Желающие стать очевидцами этой битвы стекаются в Шербур отовсюду. Спешат сюда и художники-маринисты. Девятнадцатого, когда «Алабама» выходит в открытое море, следом за ней устремляется целая флотилия лодок и парусников. У южан нет ни малейшего шанса избежать встречи с противником. Вскоре раздается пушечный залп. Находясь на лоцманском судне, Мане делает набросок прямо с натуры.
На этот раз художнику не было нужды искать сюжет. Поспешив в Париж, он пишет «то, что видел»: вражеские суда на горизонте, море, зыбь на волнах, а на первом плане – парусник, переполненный зрителями; одна из их голов увенчана его собственным цилиндром. Он работает вдохновенно, и уже 15 июля Кадар выставляет картину в витрине на улице Ришелье.
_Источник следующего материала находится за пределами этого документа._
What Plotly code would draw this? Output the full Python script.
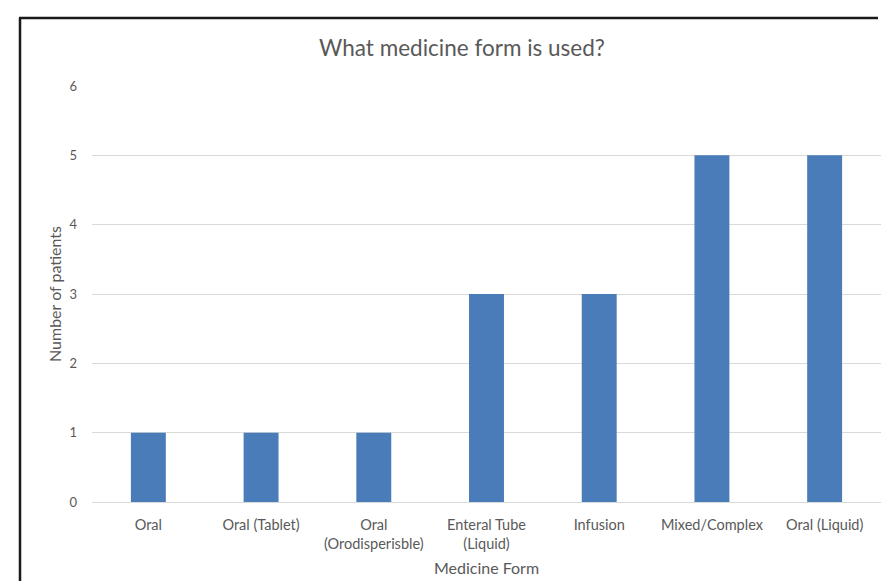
import plotly.graph_objects as go

categories = ["Oral", "Oral (Tablet)", "Oral<br>(Orodisperisble)", "Enteral Tube<br>(Liquid)",
              "Infusion", "Mixed/Complex", "Oral (Liquid)"]
patients = [1, 1, 1, 3, 3, 5, 5]
y_ticks = [0, 1, 2, 3, 4, 5, 6]

W, H = 881, 581
L, R, T, B = 92, 0, 86, 79
pw, ph = W - L - R, H - T - B

def px(x):
    return (x - L) / pw

def py(y):
    return (H - B - y) / ph

FONT = "Lato"
GREY = "#595959"

fig = go.Figure(go.Bar(x=categories, y=patients, marker=dict(color="#4a7cb9", line=dict(width=0))))

fig.update_layout(
    width=W, height=H,
    margin=dict(l=L, r=R, t=T, b=B),
    paper_bgcolor="white", plot_bgcolor="white",
    bargap=0.69,
    showlegend=False,
    font=dict(family=FONT, color=GREY),
    title=dict(text="What medicine form is used?", xref="container", x=462 / W, xanchor="center",
               yref="container", y=1 - 48 / H, yanchor="middle",
               font=dict(size=22.5, color=GREY, family=FONT)),
    xaxis=dict(showgrid=False, showline=True, linecolor="#d9d9d9", linewidth=1,
               ticks="", tickfont=dict(size=14.5, color=GREY), ticklabelstandoff=10,
               title=dict(text="Medicine Form", font=dict(size=16, color=GREY), standoff=11)),
    yaxis=dict(range=[0, 6], tickvals=y_ticks, showgrid=True, gridcolor="#d9d9d9",
               zeroline=False, ticks="", tickfont=dict(size=13, color=GREY),
               ticklabelstandoff=14,
               title=dict(text="Number of patients", font=dict(size=16, color=GREY), standoff=3)),
    shapes=[
        dict(type="line", xref="paper", yref="paper", x0=px(20), x1=px(20), y0=py(590), y1=py(18),
             line=dict(color="#1a1a1a", width=2.5)),
        dict(type="line", xref="paper", yref="paper", x0=px(19), x1=px(878), y0=py(18), y1=py(18),
             line=dict(color="#1a1a1a", width=2.5)),
    ],
)

fig.write_html("out.html", config={"displayModeBar": False})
Удавшаяся «Битва „Кирсэджа“ и „Алабамы“ еще очевиднее выявляет для Мане недостатки „Эпизода“.
И вот наступает момент, когда он не в силах более сдерживаться. Разрезав полотно перочинным ножом, оставляет только два фрагмента: вид арены около амфитеатра и фигуру убитого тореро – все остальное уничтожает142.
Пока Мане жил в Шербуре, Бодлер сражался за него в Брюсселе.
Надежды, увлекшие поэта в Бельгию, лопнули как мыльный пузырь. Он рассчитывал собрать своими выступлениями большую аудиторию – он вещал перед пустыми стульями. «На этих вечерах, – говорит он сардонически, пытаясь обмануть самого себя, – можно было лопнуть от смеха». Неудачи подкосили его. Ему необходим кто-то, на кого бы он мог излить свою желчь – при мыслях о неудавшейся жизни она просто его переполняет. Он обвиняет бельгийцев во всех смертных грехах. Они «глупые, лгуны, воры, – пишет он Мане 27 мая. – Я стал жертвой самого наглого мошенничества. Обман здесь – правило и бесчестьем не считается... Никогда не верьте тому, что вам будут говорить о бельгийском простодушии. Хитрость, недоверчивость, деланная приветливость, грубость, обман – да, это есть». Но он вскоре отомстит за себя. Он «донага разденет» эти грязных бельгийцев, напишет о них ужаснейшую книгу. Если бы он только мог создать ее – не просто книгу, нет книгу – позорный столб! Но он не может. Сварливые, злые заметки, потоки желчи – вот все; по-настоящему приступить к работе над книгой, а не мечтать о ней – это на сегодня выше его воли. Бессильный гнев. Напрасно он обольщается, бранится и спорит сам с собой, он знает, что мертв или почти мертв для творческой жизни, и это мучает его. К тому же мучает болезнь. Он страдает от болей в сердце, Б желудке. Ни малейшей передышки.
В таком тяжелом состоянии, вернувшись вечером 15 июня в отель «Гран-Мируар» на улице Монтэнь, Бодлер пробегает страницы «L'Independance belge» и находит там фельетон о Салоне – и о Мане, – подписанный именем Вильяма Бюргера.